**To be done:**
Lines containing the word "page" are to be located and copied.

— START OF Data lines —

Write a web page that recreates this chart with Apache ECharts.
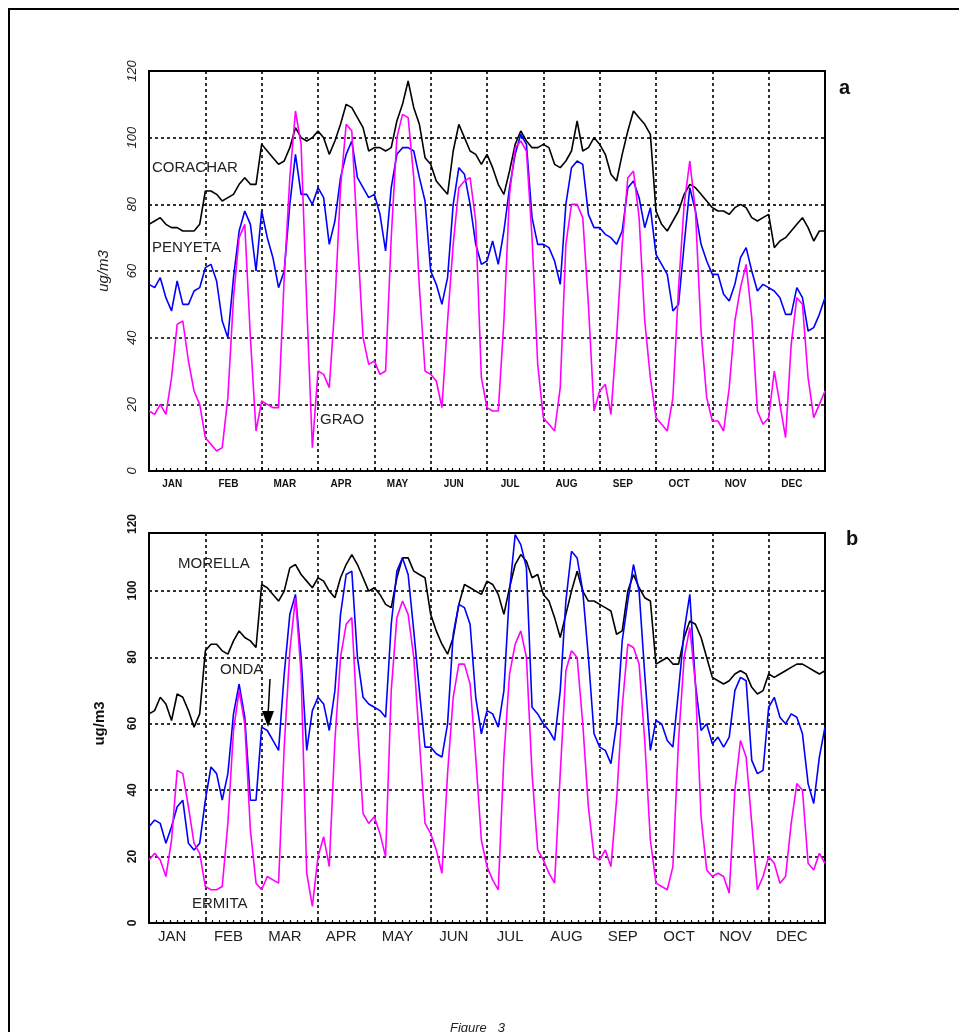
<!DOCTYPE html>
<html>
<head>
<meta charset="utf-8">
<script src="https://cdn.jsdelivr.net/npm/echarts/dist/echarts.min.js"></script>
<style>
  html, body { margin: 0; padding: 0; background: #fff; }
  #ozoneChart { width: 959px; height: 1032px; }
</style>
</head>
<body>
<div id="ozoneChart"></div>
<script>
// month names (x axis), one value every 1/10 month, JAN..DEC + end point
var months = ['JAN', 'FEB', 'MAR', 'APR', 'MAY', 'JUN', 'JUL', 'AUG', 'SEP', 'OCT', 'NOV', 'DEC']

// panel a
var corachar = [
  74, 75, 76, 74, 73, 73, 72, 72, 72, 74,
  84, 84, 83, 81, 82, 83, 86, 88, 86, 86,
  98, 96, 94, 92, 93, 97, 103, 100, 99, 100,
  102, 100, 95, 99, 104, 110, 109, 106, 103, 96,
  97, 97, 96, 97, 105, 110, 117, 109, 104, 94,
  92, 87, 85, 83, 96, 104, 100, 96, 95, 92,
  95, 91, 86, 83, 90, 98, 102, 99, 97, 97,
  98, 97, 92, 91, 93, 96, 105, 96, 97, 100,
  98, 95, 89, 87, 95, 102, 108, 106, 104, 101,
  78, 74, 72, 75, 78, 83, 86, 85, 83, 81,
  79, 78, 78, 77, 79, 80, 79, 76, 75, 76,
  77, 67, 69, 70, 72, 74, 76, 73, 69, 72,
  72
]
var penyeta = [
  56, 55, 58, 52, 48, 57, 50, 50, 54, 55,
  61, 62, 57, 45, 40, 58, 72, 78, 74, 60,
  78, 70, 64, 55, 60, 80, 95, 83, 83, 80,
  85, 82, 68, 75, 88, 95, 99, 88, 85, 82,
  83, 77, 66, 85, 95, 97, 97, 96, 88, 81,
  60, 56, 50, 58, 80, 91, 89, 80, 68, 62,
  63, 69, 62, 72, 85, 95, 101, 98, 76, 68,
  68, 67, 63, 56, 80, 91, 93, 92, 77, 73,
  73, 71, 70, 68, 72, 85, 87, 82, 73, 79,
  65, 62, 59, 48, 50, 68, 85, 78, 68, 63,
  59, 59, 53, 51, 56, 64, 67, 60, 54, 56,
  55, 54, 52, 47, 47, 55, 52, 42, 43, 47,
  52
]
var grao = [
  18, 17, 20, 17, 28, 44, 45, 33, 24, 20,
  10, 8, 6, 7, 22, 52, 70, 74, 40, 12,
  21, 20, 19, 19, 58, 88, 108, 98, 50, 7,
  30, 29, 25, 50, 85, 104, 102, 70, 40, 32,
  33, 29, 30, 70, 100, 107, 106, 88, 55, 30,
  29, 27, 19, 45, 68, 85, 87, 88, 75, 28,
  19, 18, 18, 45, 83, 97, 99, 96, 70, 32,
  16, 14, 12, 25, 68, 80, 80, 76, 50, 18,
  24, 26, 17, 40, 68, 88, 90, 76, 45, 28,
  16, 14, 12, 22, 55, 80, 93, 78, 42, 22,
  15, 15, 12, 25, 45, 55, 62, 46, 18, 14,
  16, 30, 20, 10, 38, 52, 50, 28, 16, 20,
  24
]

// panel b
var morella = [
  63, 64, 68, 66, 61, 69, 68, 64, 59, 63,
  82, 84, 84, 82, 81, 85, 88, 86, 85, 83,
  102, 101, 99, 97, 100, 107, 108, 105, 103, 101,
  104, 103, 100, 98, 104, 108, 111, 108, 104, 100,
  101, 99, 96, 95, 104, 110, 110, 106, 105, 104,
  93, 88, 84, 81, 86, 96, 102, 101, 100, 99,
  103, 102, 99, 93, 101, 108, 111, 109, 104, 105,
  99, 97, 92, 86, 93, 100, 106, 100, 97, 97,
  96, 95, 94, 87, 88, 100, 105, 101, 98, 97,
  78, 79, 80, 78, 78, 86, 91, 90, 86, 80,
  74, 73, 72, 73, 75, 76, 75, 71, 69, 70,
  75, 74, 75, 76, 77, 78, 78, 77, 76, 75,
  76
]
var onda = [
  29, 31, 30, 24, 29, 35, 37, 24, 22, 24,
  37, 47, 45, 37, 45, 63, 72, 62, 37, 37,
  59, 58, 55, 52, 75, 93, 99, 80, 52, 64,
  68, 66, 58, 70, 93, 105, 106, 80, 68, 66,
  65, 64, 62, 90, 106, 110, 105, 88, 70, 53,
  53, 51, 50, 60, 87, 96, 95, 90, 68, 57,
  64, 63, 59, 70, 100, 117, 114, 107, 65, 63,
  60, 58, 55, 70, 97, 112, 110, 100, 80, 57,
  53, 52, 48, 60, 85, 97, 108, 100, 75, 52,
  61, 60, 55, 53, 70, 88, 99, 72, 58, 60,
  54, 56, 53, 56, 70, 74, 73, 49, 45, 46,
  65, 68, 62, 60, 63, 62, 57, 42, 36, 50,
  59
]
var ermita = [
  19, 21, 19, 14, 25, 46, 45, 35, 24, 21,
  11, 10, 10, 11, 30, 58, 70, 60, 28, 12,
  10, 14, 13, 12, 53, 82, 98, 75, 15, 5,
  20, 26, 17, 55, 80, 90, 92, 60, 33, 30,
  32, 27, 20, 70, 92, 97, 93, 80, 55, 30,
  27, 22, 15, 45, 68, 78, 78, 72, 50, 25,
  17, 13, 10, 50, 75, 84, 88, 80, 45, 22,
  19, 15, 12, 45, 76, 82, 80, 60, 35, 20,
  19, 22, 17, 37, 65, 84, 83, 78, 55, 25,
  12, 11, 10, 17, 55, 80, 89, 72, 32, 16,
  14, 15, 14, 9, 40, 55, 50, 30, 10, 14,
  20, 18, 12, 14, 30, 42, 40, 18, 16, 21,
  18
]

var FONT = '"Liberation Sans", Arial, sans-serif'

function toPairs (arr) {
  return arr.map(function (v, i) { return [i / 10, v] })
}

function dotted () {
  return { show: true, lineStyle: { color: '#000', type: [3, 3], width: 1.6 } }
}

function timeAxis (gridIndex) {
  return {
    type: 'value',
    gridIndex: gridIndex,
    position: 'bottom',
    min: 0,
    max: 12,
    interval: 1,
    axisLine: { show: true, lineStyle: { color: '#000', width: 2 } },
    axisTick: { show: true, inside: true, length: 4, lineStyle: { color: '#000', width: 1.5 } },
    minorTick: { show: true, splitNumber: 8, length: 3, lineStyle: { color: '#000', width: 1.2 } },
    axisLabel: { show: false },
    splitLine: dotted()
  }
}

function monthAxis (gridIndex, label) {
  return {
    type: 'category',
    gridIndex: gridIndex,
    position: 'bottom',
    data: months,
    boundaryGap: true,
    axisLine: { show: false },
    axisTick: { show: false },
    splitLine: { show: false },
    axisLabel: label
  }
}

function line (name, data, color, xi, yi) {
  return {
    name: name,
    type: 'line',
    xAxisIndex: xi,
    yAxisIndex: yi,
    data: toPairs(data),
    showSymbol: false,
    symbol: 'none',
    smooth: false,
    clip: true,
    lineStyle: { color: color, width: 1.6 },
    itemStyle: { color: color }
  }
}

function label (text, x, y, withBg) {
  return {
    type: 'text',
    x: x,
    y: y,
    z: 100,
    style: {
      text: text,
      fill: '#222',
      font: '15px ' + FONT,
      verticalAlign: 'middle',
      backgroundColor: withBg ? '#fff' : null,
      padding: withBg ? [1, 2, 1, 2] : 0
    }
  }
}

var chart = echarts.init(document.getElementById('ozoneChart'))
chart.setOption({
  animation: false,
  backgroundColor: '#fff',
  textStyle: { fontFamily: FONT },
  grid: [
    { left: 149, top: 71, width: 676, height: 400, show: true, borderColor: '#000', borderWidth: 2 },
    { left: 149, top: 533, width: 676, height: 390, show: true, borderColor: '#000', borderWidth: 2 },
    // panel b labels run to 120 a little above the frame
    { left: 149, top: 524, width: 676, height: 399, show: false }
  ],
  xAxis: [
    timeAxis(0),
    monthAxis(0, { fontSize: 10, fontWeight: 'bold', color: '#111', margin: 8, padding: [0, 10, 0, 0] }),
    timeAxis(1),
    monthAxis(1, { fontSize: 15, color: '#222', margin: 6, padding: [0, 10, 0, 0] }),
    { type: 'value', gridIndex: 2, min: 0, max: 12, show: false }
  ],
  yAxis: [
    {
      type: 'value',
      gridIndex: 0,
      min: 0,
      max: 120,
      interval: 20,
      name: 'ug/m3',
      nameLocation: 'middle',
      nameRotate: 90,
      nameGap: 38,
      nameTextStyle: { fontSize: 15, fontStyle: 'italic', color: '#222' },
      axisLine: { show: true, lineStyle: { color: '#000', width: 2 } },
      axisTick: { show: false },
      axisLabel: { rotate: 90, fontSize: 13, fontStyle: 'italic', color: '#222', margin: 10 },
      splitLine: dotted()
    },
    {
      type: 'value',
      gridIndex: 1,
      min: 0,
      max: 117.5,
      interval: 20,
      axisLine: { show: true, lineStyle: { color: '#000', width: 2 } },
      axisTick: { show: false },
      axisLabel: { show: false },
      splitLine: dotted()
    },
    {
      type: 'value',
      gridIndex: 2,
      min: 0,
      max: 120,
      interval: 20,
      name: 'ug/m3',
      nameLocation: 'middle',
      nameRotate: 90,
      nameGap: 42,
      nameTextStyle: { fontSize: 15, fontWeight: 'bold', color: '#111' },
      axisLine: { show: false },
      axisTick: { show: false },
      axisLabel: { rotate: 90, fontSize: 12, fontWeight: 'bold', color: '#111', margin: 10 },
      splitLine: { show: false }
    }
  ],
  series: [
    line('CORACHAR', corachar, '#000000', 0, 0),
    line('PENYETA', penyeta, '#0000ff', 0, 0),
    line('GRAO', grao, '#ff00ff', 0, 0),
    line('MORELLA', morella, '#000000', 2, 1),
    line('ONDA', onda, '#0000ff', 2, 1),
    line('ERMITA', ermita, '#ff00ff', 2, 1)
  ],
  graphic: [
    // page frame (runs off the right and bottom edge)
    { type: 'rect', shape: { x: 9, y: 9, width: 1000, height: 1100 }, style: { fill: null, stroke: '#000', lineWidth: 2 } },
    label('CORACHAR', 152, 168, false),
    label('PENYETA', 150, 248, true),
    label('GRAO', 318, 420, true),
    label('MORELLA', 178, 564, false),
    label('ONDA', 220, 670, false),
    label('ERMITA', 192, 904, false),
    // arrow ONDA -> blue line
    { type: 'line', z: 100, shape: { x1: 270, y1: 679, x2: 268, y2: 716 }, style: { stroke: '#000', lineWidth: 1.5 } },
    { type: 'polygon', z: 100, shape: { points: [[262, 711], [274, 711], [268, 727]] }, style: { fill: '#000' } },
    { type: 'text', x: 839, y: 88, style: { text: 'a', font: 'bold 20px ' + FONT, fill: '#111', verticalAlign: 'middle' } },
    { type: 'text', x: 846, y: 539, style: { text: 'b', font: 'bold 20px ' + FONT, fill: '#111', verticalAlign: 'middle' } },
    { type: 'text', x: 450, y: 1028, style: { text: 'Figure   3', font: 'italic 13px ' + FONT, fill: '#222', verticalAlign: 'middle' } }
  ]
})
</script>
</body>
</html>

— END OF Data lines —

**Answer to this problem:**
Write a web page that recreates this chart with Apache ECharts.
    // page frame (runs off the right and bottom edge)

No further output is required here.